INPUT:
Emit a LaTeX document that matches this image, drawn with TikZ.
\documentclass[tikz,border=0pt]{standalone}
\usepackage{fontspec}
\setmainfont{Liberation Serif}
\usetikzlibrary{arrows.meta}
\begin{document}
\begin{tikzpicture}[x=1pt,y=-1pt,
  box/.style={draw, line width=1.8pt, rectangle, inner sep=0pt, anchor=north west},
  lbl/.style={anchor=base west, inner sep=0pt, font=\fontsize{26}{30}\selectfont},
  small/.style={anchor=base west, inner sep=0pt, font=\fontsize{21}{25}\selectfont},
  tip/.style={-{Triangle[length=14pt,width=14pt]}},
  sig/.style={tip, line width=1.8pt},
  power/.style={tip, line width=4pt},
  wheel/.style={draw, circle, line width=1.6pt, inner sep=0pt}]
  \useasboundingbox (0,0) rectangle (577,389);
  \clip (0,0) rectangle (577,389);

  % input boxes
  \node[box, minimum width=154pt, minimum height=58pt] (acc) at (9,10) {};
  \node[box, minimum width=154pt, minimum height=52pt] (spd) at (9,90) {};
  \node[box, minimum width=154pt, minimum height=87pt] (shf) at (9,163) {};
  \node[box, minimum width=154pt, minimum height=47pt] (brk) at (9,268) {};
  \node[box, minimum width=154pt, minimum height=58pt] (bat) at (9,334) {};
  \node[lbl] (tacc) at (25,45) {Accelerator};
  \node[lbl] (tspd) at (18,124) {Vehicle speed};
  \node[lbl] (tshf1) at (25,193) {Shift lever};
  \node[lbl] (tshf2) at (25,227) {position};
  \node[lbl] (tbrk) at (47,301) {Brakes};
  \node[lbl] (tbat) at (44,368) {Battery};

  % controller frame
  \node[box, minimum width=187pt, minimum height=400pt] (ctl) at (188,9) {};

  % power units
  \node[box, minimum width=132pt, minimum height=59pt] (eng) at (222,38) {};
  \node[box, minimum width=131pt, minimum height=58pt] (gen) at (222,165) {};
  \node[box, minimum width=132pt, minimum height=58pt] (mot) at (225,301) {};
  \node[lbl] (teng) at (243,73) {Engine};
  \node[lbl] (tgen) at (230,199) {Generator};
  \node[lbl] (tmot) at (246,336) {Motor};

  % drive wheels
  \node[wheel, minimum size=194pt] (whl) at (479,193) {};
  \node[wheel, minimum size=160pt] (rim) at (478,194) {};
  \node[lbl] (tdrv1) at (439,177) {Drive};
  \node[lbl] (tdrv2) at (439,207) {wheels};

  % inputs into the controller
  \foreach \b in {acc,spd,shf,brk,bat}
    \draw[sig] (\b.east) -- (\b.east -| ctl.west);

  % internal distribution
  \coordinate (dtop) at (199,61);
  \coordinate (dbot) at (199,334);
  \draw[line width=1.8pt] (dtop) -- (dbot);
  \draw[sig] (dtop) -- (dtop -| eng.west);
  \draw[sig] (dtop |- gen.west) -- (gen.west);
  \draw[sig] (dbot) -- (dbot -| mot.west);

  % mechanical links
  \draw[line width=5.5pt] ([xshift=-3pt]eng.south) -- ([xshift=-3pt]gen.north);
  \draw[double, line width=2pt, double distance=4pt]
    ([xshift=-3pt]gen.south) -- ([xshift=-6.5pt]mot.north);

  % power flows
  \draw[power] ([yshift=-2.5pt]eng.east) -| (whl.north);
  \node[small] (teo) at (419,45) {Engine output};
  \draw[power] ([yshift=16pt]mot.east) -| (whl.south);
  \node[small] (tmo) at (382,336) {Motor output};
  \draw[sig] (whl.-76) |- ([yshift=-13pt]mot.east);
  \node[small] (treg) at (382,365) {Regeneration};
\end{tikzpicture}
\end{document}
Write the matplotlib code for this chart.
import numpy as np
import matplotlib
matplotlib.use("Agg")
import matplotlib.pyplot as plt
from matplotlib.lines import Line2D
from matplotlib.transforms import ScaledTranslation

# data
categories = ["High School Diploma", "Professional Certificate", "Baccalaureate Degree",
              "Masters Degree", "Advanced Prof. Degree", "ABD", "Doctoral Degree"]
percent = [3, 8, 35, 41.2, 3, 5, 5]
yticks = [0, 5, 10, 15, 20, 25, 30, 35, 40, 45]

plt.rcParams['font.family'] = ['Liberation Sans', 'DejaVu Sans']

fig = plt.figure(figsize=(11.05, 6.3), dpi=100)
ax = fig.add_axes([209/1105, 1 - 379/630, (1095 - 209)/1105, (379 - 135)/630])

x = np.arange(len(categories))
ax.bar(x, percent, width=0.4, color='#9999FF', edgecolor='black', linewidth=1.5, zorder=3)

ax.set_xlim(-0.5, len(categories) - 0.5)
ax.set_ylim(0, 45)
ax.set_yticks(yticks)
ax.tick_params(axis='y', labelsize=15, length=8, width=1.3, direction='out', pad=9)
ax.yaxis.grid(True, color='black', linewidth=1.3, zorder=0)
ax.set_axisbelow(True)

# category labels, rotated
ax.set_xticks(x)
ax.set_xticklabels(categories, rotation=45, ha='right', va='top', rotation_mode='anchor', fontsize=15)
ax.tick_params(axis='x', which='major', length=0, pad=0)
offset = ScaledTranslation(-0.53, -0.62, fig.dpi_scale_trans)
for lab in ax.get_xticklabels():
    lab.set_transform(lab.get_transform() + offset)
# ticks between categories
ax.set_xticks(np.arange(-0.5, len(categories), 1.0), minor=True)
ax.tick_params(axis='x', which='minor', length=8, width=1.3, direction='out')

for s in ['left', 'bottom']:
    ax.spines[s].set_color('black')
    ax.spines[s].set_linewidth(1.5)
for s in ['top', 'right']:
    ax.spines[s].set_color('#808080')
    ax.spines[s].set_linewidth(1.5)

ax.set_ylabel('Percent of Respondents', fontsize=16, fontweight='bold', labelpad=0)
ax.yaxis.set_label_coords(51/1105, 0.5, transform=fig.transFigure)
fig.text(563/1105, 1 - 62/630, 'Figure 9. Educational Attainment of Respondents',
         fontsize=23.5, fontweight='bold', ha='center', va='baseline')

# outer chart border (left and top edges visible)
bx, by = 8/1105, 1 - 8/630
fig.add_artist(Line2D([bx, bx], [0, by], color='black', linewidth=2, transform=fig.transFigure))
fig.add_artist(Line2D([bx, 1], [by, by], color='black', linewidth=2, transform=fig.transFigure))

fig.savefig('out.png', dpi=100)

TASK DIRECTIONS: Copy every line of the records word for word.

WRITTEN RESPONSE:
Emit a LaTeX document that matches this image, drawn with TikZ.
\documentclass[tikz,border=0pt]{standalone}
\usepackage{fontspec}
\setmainfont{Liberation Serif}
\usetikzlibrary{arrows.meta}
\begin{document}
\begin{tikzpicture}[x=1pt,y=-1pt,
  box/.style={draw, line width=1.8pt, rectangle, inner sep=0pt, anchor=north west},
  lbl/.style={anchor=base west, inner sep=0pt, font=\fontsize{26}{30}\selectfont},
  small/.style={anchor=base west, inner sep=0pt, font=\fontsize{21}{25}\selectfont},
  tip/.style={-{Triangle[length=14pt,width=14pt]}},
  sig/.style={tip, line width=1.8pt},
  power/.style={tip, line width=4pt},
  wheel/.style={draw, circle, line width=1.6pt, inner sep=0pt}]
  \useasboundingbox (0,0) rectangle (577,389);
  \clip (0,0) rectangle (577,389);

  % input boxes
  \node[box, minimum width=154pt, minimum height=58pt] (acc) at (9,10) {};
  \node[box, minimum width=154pt, minimum height=52pt] (spd) at (9,90) {};
  \node[box, minimum width=154pt, minimum height=87pt] (shf) at (9,163) {};
  \node[box, minimum width=154pt, minimum height=47pt] (brk) at (9,268) {};
  \node[box, minimum width=154pt, minimum height=58pt] (bat) at (9,334) {};
  \node[lbl] (tacc) at (25,45) {Accelerator};
  \node[lbl] (tspd) at (18,124) {Vehicle speed};
  \node[lbl] (tshf1) at (25,193) {Shift lever};
  \node[lbl] (tshf2) at (25,227) {position};
  \node[lbl] (tbrk) at (47,301) {Brakes};
  \node[lbl] (tbat) at (44,368) {Battery};

  % controller frame
  \node[box, minimum width=187pt, minimum height=400pt] (ctl) at (188,9) {};

  % power units
  \node[box, minimum width=132pt, minimum height=59pt] (eng) at (222,38) {};
  \node[box, minimum width=131pt, minimum height=58pt] (gen) at (222,165) {};
  \node[box, minimum width=132pt, minimum height=58pt] (mot) at (225,301) {};
  \node[lbl] (teng) at (243,73) {Engine};
  \node[lbl] (tgen) at (230,199) {Generator};
  \node[lbl] (tmot) at (246,336) {Motor};

  % drive wheels
  \node[wheel, minimum size=194pt] (whl) at (479,193) {};
  \node[wheel, minimum size=160pt] (rim) at (478,194) {};
  \node[lbl] (tdrv1) at (439,177) {Drive};
  \node[lbl] (tdrv2) at (439,207) {wheels};

  % inputs into the controller
  \foreach \b in {acc,spd,shf,brk,bat}
    \draw[sig] (\b.east) -- (\b.east -| ctl.west);

  % internal distribution
  \coordinate (dtop) at (199,61);
  \coordinate (dbot) at (199,334);
  \draw[line width=1.8pt] (dtop) -- (dbot);
  \draw[sig] (dtop) -- (dtop -| eng.west);
  \draw[sig] (dtop |- gen.west) -- (gen.west);
  \draw[sig] (dbot) -- (dbot -| mot.west);

  % mechanical links
  \draw[line width=5.5pt] ([xshift=-3pt]eng.south) -- ([xshift=-3pt]gen.north);
  \draw[double, line width=2pt, double distance=4pt]
    ([xshift=-3pt]gen.south) -- ([xshift=-6.5pt]mot.north);

  % power flows
  \draw[power] ([yshift=-2.5pt]eng.east) -| (whl.north);
  \node[small] (teo) at (419,45) {Engine output};
  \draw[power] ([yshift=16pt]mot.east) -| (whl.south);
  \node[small] (tmo) at (382,336) {Motor output};
  \draw[sig] (whl.-76) |- ([yshift=-13pt]mot.east);
  \node[small] (treg) at (382,365) {Regeneration};
\end{tikzpicture}
\end{document}
Write the matplotlib code for this chart.
import numpy as np
import matplotlib
matplotlib.use("Agg")
import matplotlib.pyplot as plt
from matplotlib.lines import Line2D
from matplotlib.transforms import ScaledTranslation

# data
categories = ["High School Diploma", "Professional Certificate", "Baccalaureate Degree",
              "Masters Degree", "Advanced Prof. Degree", "ABD", "Doctoral Degree"]
percent = [3, 8, 35, 41.2, 3, 5, 5]
yticks = [0, 5, 10, 15, 20, 25, 30, 35, 40, 45]

plt.rcParams['font.family'] = ['Liberation Sans', 'DejaVu Sans']

fig = plt.figure(figsize=(11.05, 6.3), dpi=100)
ax = fig.add_axes([209/1105, 1 - 379/630, (1095 - 209)/1105, (379 - 135)/630])

x = np.arange(len(categories))
ax.bar(x, percent, width=0.4, color='#9999FF', edgecolor='black', linewidth=1.5, zorder=3)

ax.set_xlim(-0.5, len(categories) - 0.5)
ax.set_ylim(0, 45)
ax.set_yticks(yticks)
ax.tick_params(axis='y', labelsize=15, length=8, width=1.3, direction='out', pad=9)
ax.yaxis.grid(True, color='black', linewidth=1.3, zorder=0)
ax.set_axisbelow(True)

# category labels, rotated
ax.set_xticks(x)
ax.set_xticklabels(categories, rotation=45, ha='right', va='top', rotation_mode='anchor', fontsize=15)
ax.tick_params(axis='x', which='major', length=0, pad=0)
offset = ScaledTranslation(-0.53, -0.62, fig.dpi_scale_trans)
for lab in ax.get_xticklabels():
    lab.set_transform(lab.get_transform() + offset)
# ticks between categories
ax.set_xticks(np.arange(-0.5, len(categories), 1.0), minor=True)
ax.tick_params(axis='x', which='minor', length=8, width=1.3, direction='out')

for s in ['left', 'bottom']:
    ax.spines[s].set_color('black')
    ax.spines[s].set_linewidth(1.5)
for s in ['top', 'right']:
    ax.spines[s].set_color('#808080')
    ax.spines[s].set_linewidth(1.5)

ax.set_ylabel('Percent of Respondents', fontsize=16, fontweight='bold', labelpad=0)
ax.yaxis.set_label_coords(51/1105, 0.5, transform=fig.transFigure)
fig.text(563/1105, 1 - 62/630, 'Figure 9. Educational Attainment of Respondents',
         fontsize=23.5, fontweight='bold', ha='center', va='baseline')

# outer chart border (left and top edges visible)
bx, by = 8/1105, 1 - 8/630
fig.add_artist(Line2D([bx, bx], [0, by], color='black', linewidth=2, transform=fig.transFigure))
fig.add_artist(Line2D([bx, 1], [by, by], color='black', linewidth=2, transform=fig.transFigure))

fig.savefig('out.png', dpi=100)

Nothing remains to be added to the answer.